Thursday, October 14, 2004

Helping the kids

"If you're not part of the solution, you're part of the problem."

For a several months now, I have been volunteering with the county to help youth who have committed their first offense get a second chance to enter adulthood without a criminal record. Most of them are good kids that made a stupid mistake, they are worthy of a second chance. But there's the other bunch. The one's with broken homes or non-attentive parents, the ones you know if they continue will end up dead or in jail, the ones you think may be a lost cause because they know they want to rebellious. Raising a teenager has to be the hardest phase of a parents life.

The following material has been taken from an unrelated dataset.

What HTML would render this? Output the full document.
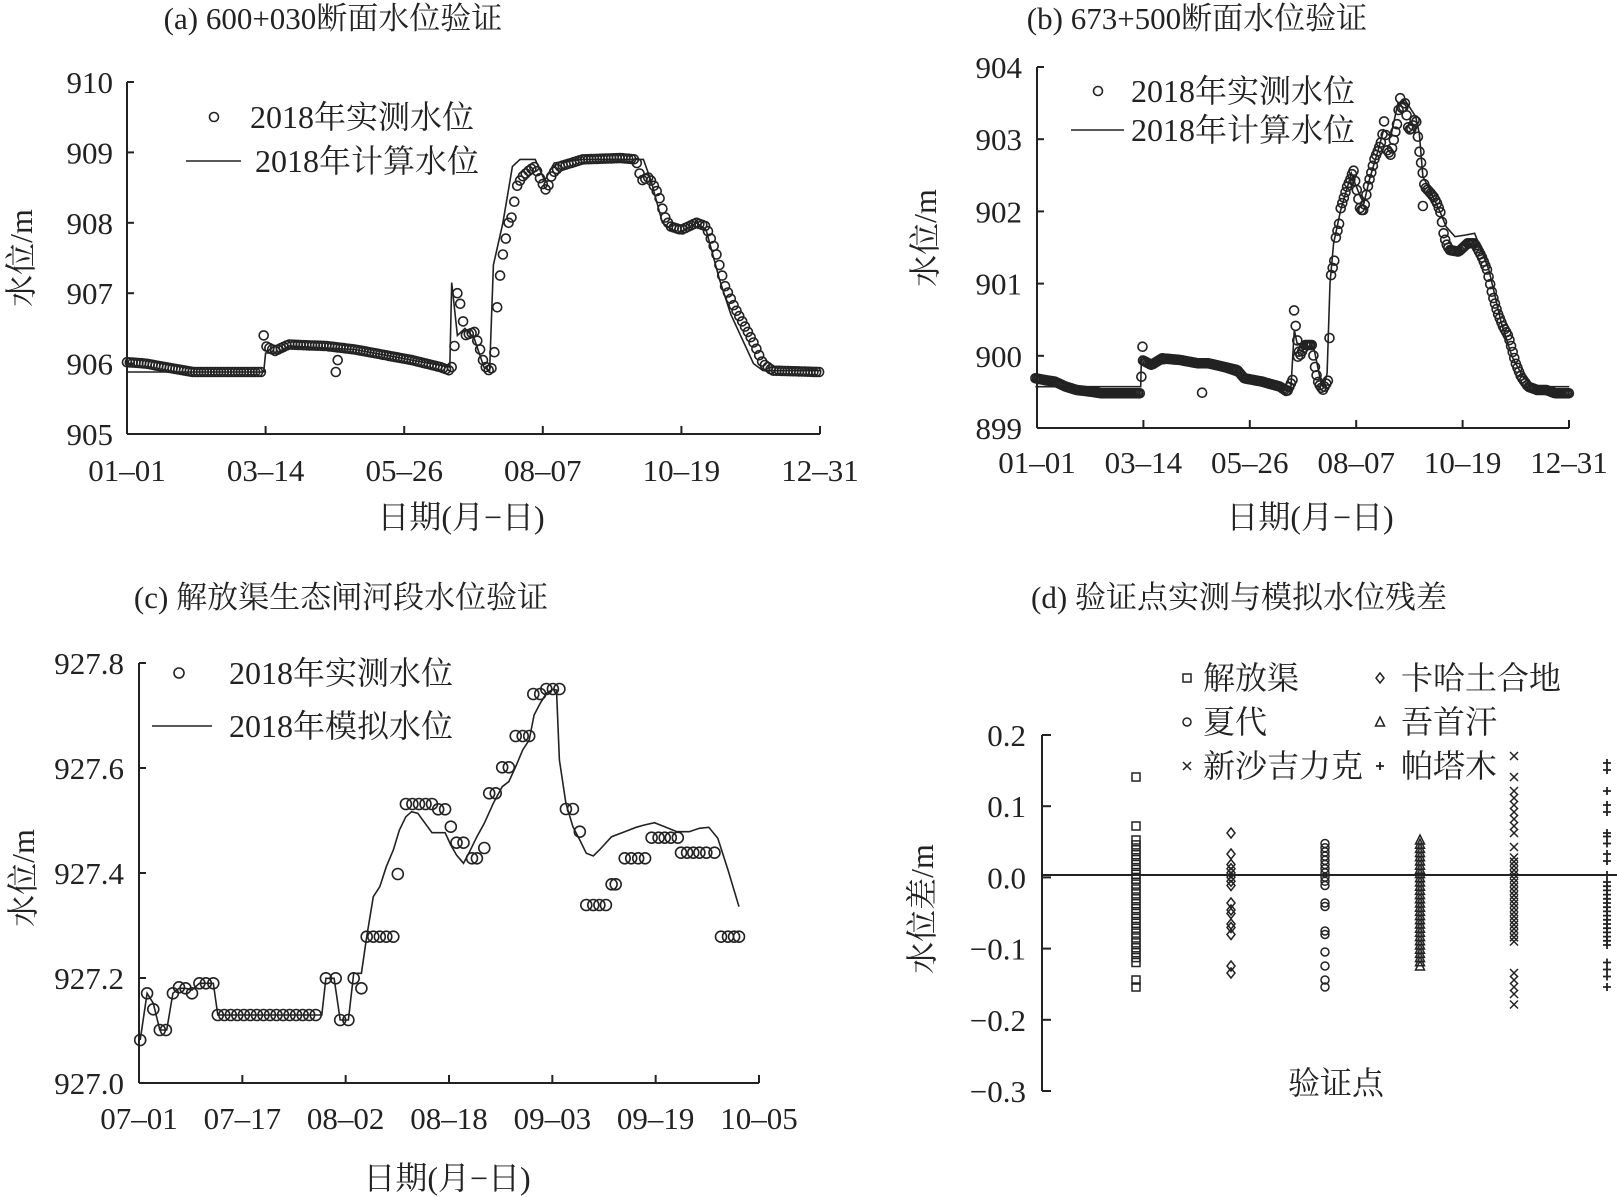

I heard three cases. One kid just received STATE honors in Biology and goes to basketball camps in other states. Definitely bound for great glory and held up on a pedastal. The board didn't want me to handle his case, they gave me the bas-ass rebellious kid that needs a stern male influence. I'll do the best I can to make him want to do right, excell, and follow his dreams. He's one of those teenages who knows more than everyone else, so doesn't believe what adults tell them. Was I that bad?

1 Comments:

At 2:53 PM, Anonymous Anonymous said...

It's great that you don't leave the children drowning without offering them a rope. It's their choice if they reach out to take it. I'v never raised a child, but I do think Black children are taught to follow directions without question (while white kids are answered when they ask why). IMO its from slavery, Jim Crow and lynchings when you had to do what the adult said. I think a child who asks the questions and doesn't believe anything without some explanation is destined for a wonderful future. Don't go like a sheep to slaugther. I think you should nurture his desire to know why, and teach him to be more productive and positive with his instincts.